* [Dataset section]:
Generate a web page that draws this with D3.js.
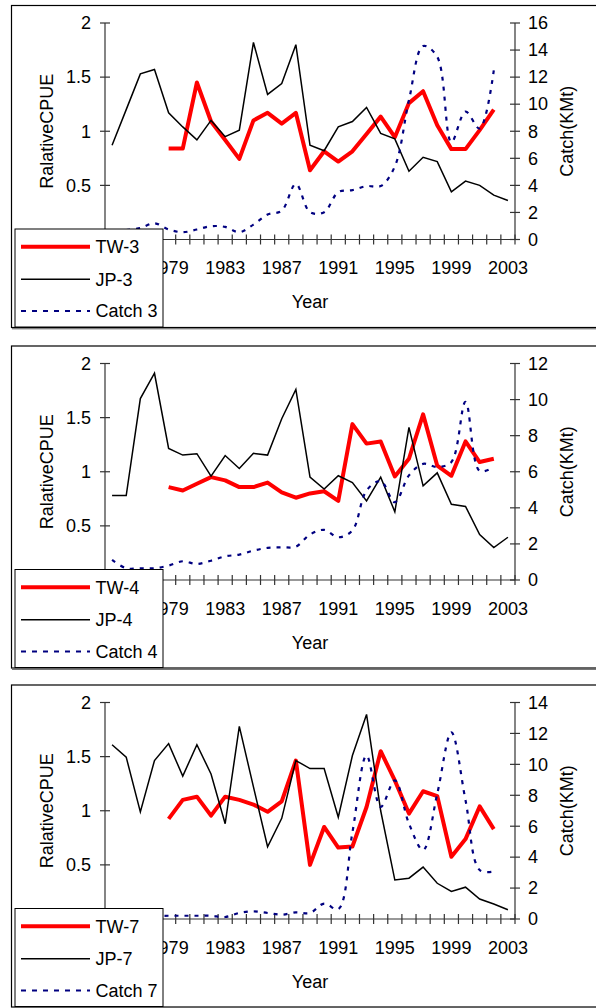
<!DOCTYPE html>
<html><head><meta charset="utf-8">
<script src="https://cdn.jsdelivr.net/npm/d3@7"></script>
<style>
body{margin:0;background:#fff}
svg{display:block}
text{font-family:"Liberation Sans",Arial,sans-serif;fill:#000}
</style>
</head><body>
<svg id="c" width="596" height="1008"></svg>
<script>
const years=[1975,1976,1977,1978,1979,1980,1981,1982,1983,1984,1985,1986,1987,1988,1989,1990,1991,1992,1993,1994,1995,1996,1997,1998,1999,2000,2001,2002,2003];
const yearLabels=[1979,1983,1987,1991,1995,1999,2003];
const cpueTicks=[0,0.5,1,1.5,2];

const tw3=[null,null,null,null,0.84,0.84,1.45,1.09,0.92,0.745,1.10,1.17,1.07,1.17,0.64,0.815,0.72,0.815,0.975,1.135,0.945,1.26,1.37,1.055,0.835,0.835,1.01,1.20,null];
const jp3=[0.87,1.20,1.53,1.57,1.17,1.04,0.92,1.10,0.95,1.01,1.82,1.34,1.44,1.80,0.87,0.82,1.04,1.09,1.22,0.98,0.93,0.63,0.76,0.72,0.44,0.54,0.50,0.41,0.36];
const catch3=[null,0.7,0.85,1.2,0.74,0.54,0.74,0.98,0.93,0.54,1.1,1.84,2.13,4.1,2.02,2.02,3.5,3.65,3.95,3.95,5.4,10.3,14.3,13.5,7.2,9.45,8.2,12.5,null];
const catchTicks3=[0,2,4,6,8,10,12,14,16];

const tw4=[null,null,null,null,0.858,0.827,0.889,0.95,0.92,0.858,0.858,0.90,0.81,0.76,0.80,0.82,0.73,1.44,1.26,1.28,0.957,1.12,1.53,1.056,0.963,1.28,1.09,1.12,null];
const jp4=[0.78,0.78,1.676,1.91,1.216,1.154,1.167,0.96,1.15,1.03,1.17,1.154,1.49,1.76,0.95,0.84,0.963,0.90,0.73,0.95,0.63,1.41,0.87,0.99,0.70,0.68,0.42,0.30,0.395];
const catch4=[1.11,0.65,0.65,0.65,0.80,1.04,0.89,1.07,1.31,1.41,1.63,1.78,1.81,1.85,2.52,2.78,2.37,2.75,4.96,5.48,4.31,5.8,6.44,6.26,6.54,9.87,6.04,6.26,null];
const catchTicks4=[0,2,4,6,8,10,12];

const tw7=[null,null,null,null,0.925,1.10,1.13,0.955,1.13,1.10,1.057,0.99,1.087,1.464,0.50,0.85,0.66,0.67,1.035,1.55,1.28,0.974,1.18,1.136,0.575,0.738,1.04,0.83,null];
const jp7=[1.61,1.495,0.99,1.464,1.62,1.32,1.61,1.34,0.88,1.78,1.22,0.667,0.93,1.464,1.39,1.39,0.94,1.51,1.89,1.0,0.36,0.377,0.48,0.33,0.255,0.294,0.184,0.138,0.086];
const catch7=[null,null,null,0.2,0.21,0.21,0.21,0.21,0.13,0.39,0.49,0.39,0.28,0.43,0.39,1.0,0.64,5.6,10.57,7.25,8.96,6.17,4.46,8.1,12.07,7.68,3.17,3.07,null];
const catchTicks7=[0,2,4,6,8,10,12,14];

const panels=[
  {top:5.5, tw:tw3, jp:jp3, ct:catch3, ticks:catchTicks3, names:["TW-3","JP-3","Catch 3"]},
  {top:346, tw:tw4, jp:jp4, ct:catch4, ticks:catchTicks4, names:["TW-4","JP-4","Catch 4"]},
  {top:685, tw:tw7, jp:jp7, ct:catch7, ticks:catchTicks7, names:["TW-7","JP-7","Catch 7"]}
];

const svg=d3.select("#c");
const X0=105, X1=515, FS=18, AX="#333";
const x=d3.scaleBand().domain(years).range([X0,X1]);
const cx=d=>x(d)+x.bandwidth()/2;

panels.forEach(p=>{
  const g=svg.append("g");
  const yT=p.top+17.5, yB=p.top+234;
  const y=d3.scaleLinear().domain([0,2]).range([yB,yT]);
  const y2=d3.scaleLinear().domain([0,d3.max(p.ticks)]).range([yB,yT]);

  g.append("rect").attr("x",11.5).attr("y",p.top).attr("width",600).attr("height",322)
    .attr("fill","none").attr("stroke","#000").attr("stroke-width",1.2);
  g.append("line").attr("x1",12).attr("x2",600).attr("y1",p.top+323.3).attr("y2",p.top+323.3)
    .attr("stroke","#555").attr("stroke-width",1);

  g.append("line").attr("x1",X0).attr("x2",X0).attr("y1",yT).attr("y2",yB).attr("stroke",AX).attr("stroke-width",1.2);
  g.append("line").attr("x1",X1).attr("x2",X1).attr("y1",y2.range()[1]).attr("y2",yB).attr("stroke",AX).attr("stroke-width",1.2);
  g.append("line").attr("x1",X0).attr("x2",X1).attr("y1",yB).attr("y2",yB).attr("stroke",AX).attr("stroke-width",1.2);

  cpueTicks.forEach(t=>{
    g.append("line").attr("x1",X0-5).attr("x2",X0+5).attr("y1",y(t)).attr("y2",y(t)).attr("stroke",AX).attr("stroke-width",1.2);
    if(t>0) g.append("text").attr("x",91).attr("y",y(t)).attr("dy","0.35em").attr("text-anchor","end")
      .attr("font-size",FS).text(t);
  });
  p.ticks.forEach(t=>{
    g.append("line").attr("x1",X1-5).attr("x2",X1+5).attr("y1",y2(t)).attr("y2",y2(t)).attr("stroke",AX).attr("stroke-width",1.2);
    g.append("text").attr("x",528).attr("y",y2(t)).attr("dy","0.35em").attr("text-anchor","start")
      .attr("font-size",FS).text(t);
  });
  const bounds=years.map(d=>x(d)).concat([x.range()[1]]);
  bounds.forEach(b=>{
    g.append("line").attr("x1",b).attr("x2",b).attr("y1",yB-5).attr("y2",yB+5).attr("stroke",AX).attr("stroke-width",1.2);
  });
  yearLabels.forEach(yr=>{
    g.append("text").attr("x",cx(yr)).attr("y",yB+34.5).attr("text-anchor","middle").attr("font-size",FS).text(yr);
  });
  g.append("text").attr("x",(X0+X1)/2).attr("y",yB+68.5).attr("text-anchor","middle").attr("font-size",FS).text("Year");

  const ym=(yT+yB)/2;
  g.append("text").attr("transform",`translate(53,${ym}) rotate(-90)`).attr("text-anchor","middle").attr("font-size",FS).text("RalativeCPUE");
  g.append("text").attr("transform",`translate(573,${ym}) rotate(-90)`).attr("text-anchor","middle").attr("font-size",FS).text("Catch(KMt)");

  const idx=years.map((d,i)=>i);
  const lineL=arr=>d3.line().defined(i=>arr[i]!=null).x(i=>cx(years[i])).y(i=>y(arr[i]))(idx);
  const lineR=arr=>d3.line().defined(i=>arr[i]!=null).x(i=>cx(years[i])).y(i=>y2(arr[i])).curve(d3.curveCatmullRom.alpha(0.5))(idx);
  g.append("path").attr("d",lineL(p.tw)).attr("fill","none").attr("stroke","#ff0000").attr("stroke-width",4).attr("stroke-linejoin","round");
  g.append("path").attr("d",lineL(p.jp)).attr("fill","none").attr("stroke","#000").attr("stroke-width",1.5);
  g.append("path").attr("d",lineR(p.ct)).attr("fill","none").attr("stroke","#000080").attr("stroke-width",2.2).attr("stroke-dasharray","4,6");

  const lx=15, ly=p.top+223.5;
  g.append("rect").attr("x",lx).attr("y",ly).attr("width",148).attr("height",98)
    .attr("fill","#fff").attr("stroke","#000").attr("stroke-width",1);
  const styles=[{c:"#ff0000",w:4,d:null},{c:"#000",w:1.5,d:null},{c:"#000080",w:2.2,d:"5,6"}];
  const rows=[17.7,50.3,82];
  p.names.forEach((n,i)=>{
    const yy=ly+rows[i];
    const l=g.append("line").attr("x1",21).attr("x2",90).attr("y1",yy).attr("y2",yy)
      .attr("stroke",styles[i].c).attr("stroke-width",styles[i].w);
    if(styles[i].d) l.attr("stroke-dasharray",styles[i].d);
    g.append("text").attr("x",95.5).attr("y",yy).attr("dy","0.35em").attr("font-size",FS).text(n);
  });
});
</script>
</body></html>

* [Your instructions]:
Only lines belong in the copy: transcribe those from the start of the data through the line that contains "const catchTicks3=[0,2,4,6,8,10,12,14,16];", and skip the pictures.

* [The reply]:
Generate a web page that draws this with D3.js.
<!DOCTYPE html>
<html><head><meta charset="utf-8">
<script src="https://cdn.jsdelivr.net/npm/d3@7"></script>
<style>
body{margin:0;background:#fff}
svg{display:block}
text{font-family:"Liberation Sans",Arial,sans-serif;fill:#000}
</style>
</head><body>
<svg id="c" width="596" height="1008"></svg>
<script>
const years=[1975,1976,1977,1978,1979,1980,1981,1982,1983,1984,1985,1986,1987,1988,1989,1990,1991,1992,1993,1994,1995,1996,1997,1998,1999,2000,2001,2002,2003];
const yearLabels=[1979,1983,1987,1991,1995,1999,2003];
const cpueTicks=[0,0.5,1,1.5,2];

const tw3=[null,null,null,null,0.84,0.84,1.45,1.09,0.92,0.745,1.10,1.17,1.07,1.17,0.64,0.815,0.72,0.815,0.975,1.135,0.945,1.26,1.37,1.055,0.835,0.835,1.01,1.20,null];
const jp3=[0.87,1.20,1.53,1.57,1.17,1.04,0.92,1.10,0.95,1.01,1.82,1.34,1.44,1.80,0.87,0.82,1.04,1.09,1.22,0.98,0.93,0.63,0.76,0.72,0.44,0.54,0.50,0.41,0.36];
const catch3=[null,0.7,0.85,1.2,0.74,0.54,0.74,0.98,0.93,0.54,1.1,1.84,2.13,4.1,2.02,2.02,3.5,3.65,3.95,3.95,5.4,10.3,14.3,13.5,7.2,9.45,8.2,12.5,null];
const catchTicks3=[0,2,4,6,8,10,12,14,16];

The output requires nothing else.